A few years ago I built a berry house out of PVC tubing and bird netting to keep the many, many birds that live in this forest out of my grapes, blackberries, blueberries, and strawberries. That worked pretty well: it did keep the birds off. But the 1/2-inch PVC is too light and will not support a load of snow. Who knew that snow would pile up atop bird netting with 1/2-inch squares?! But it does, and the berry house gets squashed down on my blueberry bushes each time we get a heavy snow. Thankfully that’s not often here in Tennessee. That structure is aging and the berry patch is expanding so it’s time to design an upgraded version.

Getting the Berries Started

I get the cuttings from Benny in late February, so I plant them in pots and keep them indoors until they get going and develop some roots. I could plant them outside: berry plants are hardy in the cold, but I worry about them freezing or drying out without any proper roots. So I pamper them for a month or so.

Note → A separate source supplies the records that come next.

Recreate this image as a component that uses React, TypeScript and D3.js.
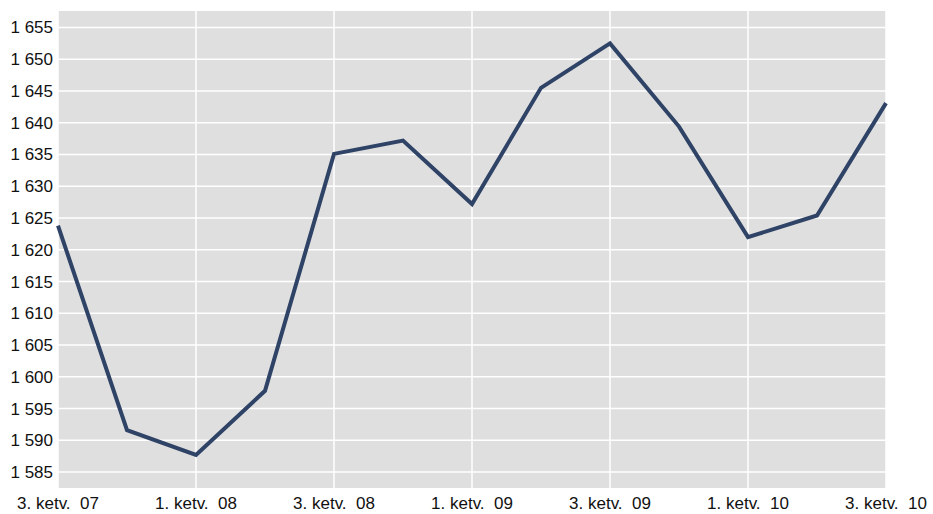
import React from "react";
import * as d3 from "d3";

const quarters = ["Q3 07","Q4 07","Q1 08","Q2 08","Q3 08","Q4 08","Q1 09","Q2 09","Q3 09","Q4 09","Q1 10","Q2 10","Q3 10"];
const values = [1623.8, 1591.6, 1587.7, 1597.8, 1635.1, 1637.2, 1627.2, 1645.5, 1652.5, 1639.4, 1622.0, 1625.4, 1643.1];
const xTickIdx = [0, 2, 4, 6, 8, 10, 12];
const xTickLabels = ["3. ketv.  07", "1. ketv.  08", "3. ketv.  08", "1. ketv.  09", "3. ketv.  09", "1. ketv.  10", "3. ketv.  10"];
const yTicks = [1585, 1590, 1595, 1600, 1605, 1610, 1615, 1620, 1625, 1630, 1635, 1640, 1645, 1650, 1655];

const W = 933, H = 514;
const L = 58, R = 886, T = 11, B = 488;

export default function App() {
  const x = d3.scaleLinear().domain([0, quarters.length - 1]).range([L, R]);
  const y = d3.scaleLinear().domain([1582.5, 1657.6]).range([B, T]);
  const line = d3.line<number>().x((_, i) => x(i)).y((d) => y(d));
  const fmt = (v: number) => d3.format(",")(v).replace(",", " ");
  const font = "'Liberation Sans', Arial, sans-serif";
  return (
    <svg width={W} height={H} style={{ position: "absolute", left: 0, top: 0, background: "#fff" }}>
      <rect x={L} y={T} width={R - L} height={B - T} fill="#dfdfdf" />
      {yTicks.map((t) => (
        <line key={"gy" + t} x1={L} x2={R} y1={y(t)} y2={y(t)} stroke="#fff" strokeWidth={1.5} />
      ))}
      {xTickIdx.map((i) => (
        <line key={"gx" + i} x1={x(i)} x2={x(i)} y1={T} y2={B} stroke="#fff" strokeWidth={1.5} />
      ))}
      <path d={line(values) || ""} fill="none" stroke="#2f4366" strokeWidth={4} strokeLinejoin="miter" />
      {yTicks.map((t) => (
        <text key={"ly" + t} x={53} y={y(t)} dy="0.35em" textAnchor="end" fontFamily={font} fontSize={17} fill="#111">
          {fmt(t)}
        </text>
      ))}
      {xTickIdx.map((i, k) => (
        <text key={"lx" + i} x={x(i)} y={509} textAnchor="middle" fontFamily={font} fontSize={17} fill="#111" style={{ whiteSpace: "pre" }}>
          {xTickLabels[k]}
        </text>
      ))}
    </svg>
  );
}
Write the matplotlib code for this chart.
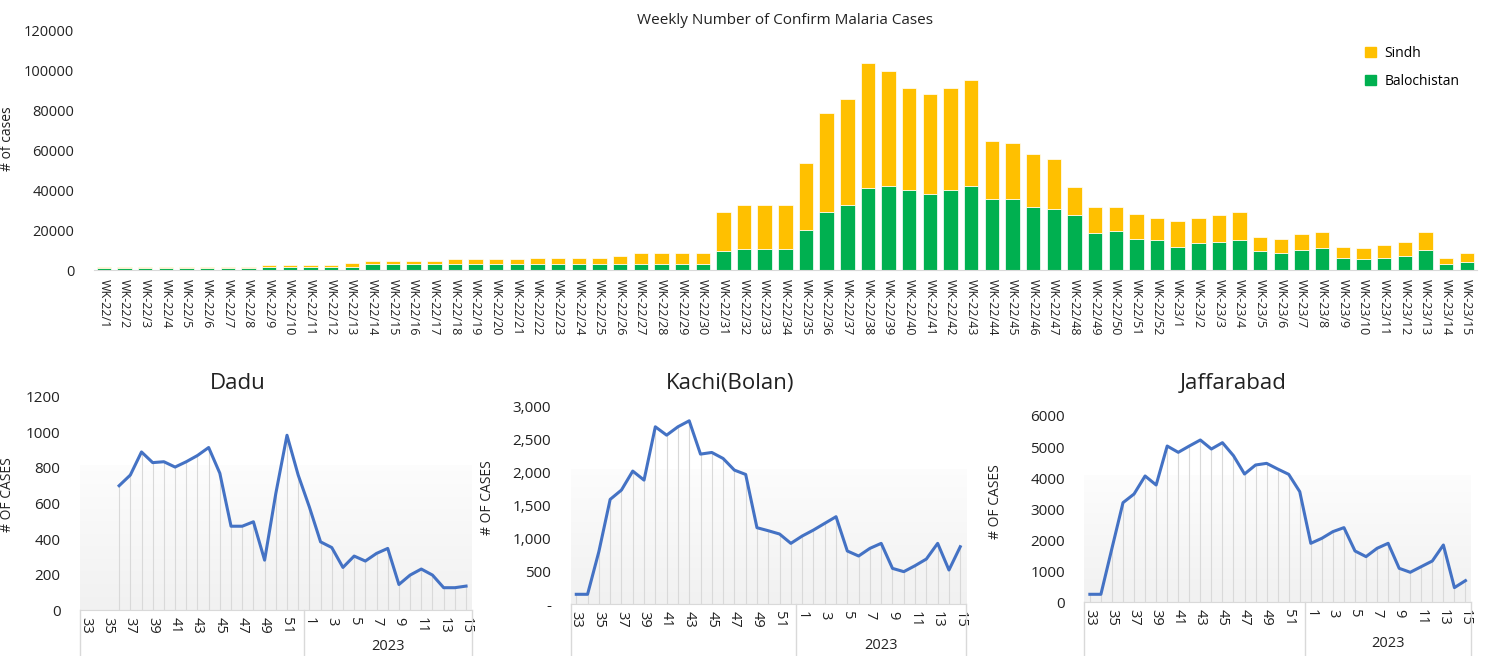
import numpy as np
import matplotlib
matplotlib.use("Agg")
import matplotlib.pyplot as plt
from matplotlib.ticker import FuncFormatter
from matplotlib.patches import Patch

plt.rcParams['font.family'] = ['Open Sans', 'DejaVu Sans']

# weekly confirmed cases, WK-22/1 .. WK-23/15
weeks = ['WK-22/%d' % w for w in range(1, 53)] + ['WK-23/%d' % w for w in range(1, 16)]
balochistan = [1000, 1000, 1000, 1000, 1000, 1000, 1000, 1000,
               1700, 1700, 1700, 1700, 1800, 3300, 3300, 3300, 3300,
               3200, 3200, 3200, 3200, 3200, 3200, 3200, 3200, 3200, 3200, 3200, 3200, 3200,
               9600, 10500, 10500, 10500, 20000, 29300, 32500, 41200, 42000, 40300,
               38000, 40300, 42000, 35700, 35500, 31700, 30800, 27700, 18800, 19800,
               15800, 15000, 11800, 13500, 14300, 15000, 9500, 8700, 10300, 11200,
               6300, 5500, 6300, 7200, 10300, 3200, 4000]
sindh = [800, 800, 800, 800, 800, 800, 800, 800,
         800, 800, 800, 800, 1700, 1400, 1400, 1400, 1400,
         2300, 2300, 2300, 2300, 3100, 3100, 3100, 3100, 4000, 5600, 5600, 5600, 5600,
         19700, 22000, 22000, 22000, 33700, 49700, 53500, 62800, 58000, 51200,
         50300, 51200, 53500, 29100, 28300, 26800, 25200, 14100, 12700, 11700,
         12500, 11000, 12700, 12500, 13400, 14200, 7200, 7100, 7900, 7800,
         5500, 5500, 6400, 7000, 8700, 3100, 4700]

# district series, epi week 33 (2022) .. 15 (2023)
district_weeks = list(range(33, 53)) + list(range(1, 16))
dadu = [np.nan, np.nan, np.nan, 700, 760, 890, 830, 835, 805, 835, 870, 915, 770,
        472, 472, 497, 281, 656, 984, 760, 580, 384, 352, 240, 304, 276, 319, 347,
        144, 197, 231, 197, 126, 126, 135]
kachi = [152, 152, 800, 1594, 1736, 2024, 1887, 2697, 2570, 2697, 2788, 2282, 2307,
         2216, 2039, 1973, 1164, 1118, 1068, 926, 1037, 1128, 1230, 1331, 810, 734,
         850, 926, 546, 496, 587, 688, 926, 521, 875]
jaffarabad = [257, 257, 1738, 3208, 3487, 4067, 3777, 5032, 4829, 5032, 5226, 4936, 5140,
              4721, 4131, 4421, 4474, 4292, 4120, 3562, 1899, 2060, 2275, 2404, 1652, 1470,
              1738, 1899, 1094, 966, 1148, 1330, 1845, 472, 697]

YELLOW = '#FFC000'
GREEN = '#00B050'
BLUE = '#4472C4'
GRID = '#D9D9D9'
TXT = '#222222'

fig = plt.figure(figsize=(14.86, 6.56), dpi=100)

# ---- top stacked bars ----
ax = fig.add_axes([0.063, 0.588, 0.931, 0.365])
x = np.arange(len(weeks))
ax.bar(x, balochistan, width=0.7, color=GREEN, edgecolor='white', linewidth=0.5, label='Balochistan')
ax.bar(x, sindh, width=0.7, bottom=balochistan, color=YELLOW, edgecolor='white', linewidth=0.5, label='Sindh')
ax.set_xlim(-0.5, len(weeks) - 0.5)
ax.set_ylim(0, 120000)
ax.set_yticks(range(0, 120001, 20000))
ax.set_xticks(x)
ax.set_xticklabels(weeks, rotation=-90, fontsize=9, color=TXT)
ax.tick_params(axis='y', labelsize=10.5, colors=TXT, length=0, pad=14)
ax.tick_params(axis='x', length=0, pad=6)
for s in ['top', 'right', 'left']:
    ax.spines[s].set_visible(False)
ax.spines['bottom'].set_color(GRID)
ax.set_title('Weekly Number of Confirm Malaria Cases', fontsize=11, color=TXT, pad=5)
ax.set_ylabel('# of cases', fontsize=10, color=TXT)
ax.yaxis.set_label_coords(-0.057, 0.55)
handles = [Patch(color=YELLOW), Patch(color=GREEN)]
ax.legend(handles, ['Sindh', 'Balochistan'], loc='upper left', bbox_to_anchor=(0.910, 0.99),
          frameon=False, fontsize=10, handlelength=0.8, handleheight=0.8,
          labelspacing=0.95, handletextpad=0.6)


# ---- bottom district line charts ----
def district(rect, values, title, title_xy, yticks, ymax, fmt, ylab_x, year_off):
    a = fig.add_axes(rect)
    xs = np.arange(len(district_weeks))
    # soft gradient behind the plot area
    grad = np.linspace(0.945, 0.99, 100).reshape(-1, 1, 1) * np.ones((1, 1, 3))
    a.imshow(grad, extent=[0, 1, 0, 0.68], transform=a.transAxes, origin='lower',
             aspect='auto', zorder=0)
    vals = np.array(values, dtype=float)
    ok = ~np.isnan(vals)
    a.vlines(xs[ok], 0, vals[ok], color=GRID, linewidth=0.8, zorder=1)
    a.plot(xs, vals, color=BLUE, linewidth=2.2, zorder=3)
    a.set_xlim(-0.5, len(xs) - 0.5)
    a.set_ylim(0, ymax)
    a.set_yticks(yticks)
    a.yaxis.set_major_formatter(FuncFormatter(fmt))
    tick_pos = [i for i, w in enumerate(district_weeks) if w % 2 == 1]
    a.set_xticks(tick_pos)
    a.set_xticklabels([str(district_weeks[i]) for i in tick_pos], rotation=-90,
                      fontsize=10.5, color=TXT)
    a.tick_params(axis='x', length=0, pad=5)
    a.tick_params(axis='y', length=0, labelsize=11, colors=TXT, pad=14)
    for s in ['top', 'right', 'left']:
        a.spines[s].set_visible(False)
    a.spines['bottom'].set_color(GRID)
    # year grouping lines below the axis
    split = district_weeks.index(1) - 0.5
    for xv in [-0.5, split, len(xs) - 0.5]:
        a.plot([xv, xv], [0, -0.5], color=GRID, linewidth=1.0, clip_on=False,
               transform=a.get_xaxis_transform())
    a.annotate('2023', xy=((split + len(xs) - 0.5) / 2, 0), xycoords=('data', 'axes fraction'),
               xytext=(0, year_off), textcoords='offset points', ha='center', va='center',
               fontsize=10.5, color=TXT)
    a.set_ylabel('# OF CASES', fontsize=10, color=TXT)
    a.yaxis.set_label_coords(ylab_x, 0.54)
    fig.text(title_xy[0], title_xy[1], title, fontsize=16, color=TXT,
             ha='center', va='center')
    return a


district([0.0538, 0.070, 0.2636, 0.325], dadu, 'Dadu', (0.160, 0.416),
         range(0, 1201, 200), 1200, lambda v, p: '%d' % v, -0.166, -26)
district([0.3840, 0.0788, 0.2660, 0.301], kachi, 'Kachi(Bolan)', (0.491, 0.416),
         range(0, 3001, 500), 3000, lambda v, p: '-' if v == 0 else '{:,.0f}'.format(v), -0.191, -30)
district([0.7297, 0.0819, 0.2602, 0.284], jaffarabad, 'Jaffarabad', (0.830, 0.416),
         range(0, 6001, 1000), 6000, lambda v, p: '%d' % v, -0.210, -30)

fig.savefig('out.png', dpi=100)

I plant them out after the danger of a hard freeze (and when I can again hook up my hose to water them). I dig a hole for each plant. I line the hole with a mixture of peat and compost and set the potted cutting (which now has roots and leaves) into the hole. To keep the good soil in place on our slope I put some of the clay I dug out over to the top of the hole. Peat floats.

Once the starts are in I cut pieces of cardboard to cover the row. I cut holes for the berry plants. The cardboard helps to smother out the grass, but will disintegrate and allow the berry shoots to come up through it when the plants start to spread.

I cover the cardboard with wood chips as a mulch. These hold the cardboard down, helps to keep out grass and weeds, and will break down to enrich the soil. If I run out of wood chips, I use cinder blocks to weight down the cardboard until I get the chipper out to make another load of chips from the spring tree trimmings.

Blueberry bed.

Strawberry bed. Last year’s wood chips have been scraped out and used as compost — awaiting a fresh layer of wood chips.

Blueberries and strawberries are especially fond of an acidic soil, so I use pine needles as mulch on them. But these are in raised beds that are leveled so run-off doesn’t wash them away. That’s a big problem for me as a mountain-side gardener.

These new starts won’t fruit until next year, but the blackberries and black raspberries I’ve gotten over the past couple of years will. And my grapes are well established on a trellis above the blackberries. The grapes (Swenson Red on one end, Muscadine on the other) do fruit, but so far Japanese Beetles destroy the plants and young fruit before we get anything from them. This year I’m going to try an insect repellent spray made from tobacco. I prefer to avoid chemical poisons. Grapes are Japanese Beetles’ favorite food.

The blueberries, strawberries and blackberries have all been producing well and we look forward to more fresh berries this year. We’re hoping for a berry good harvest!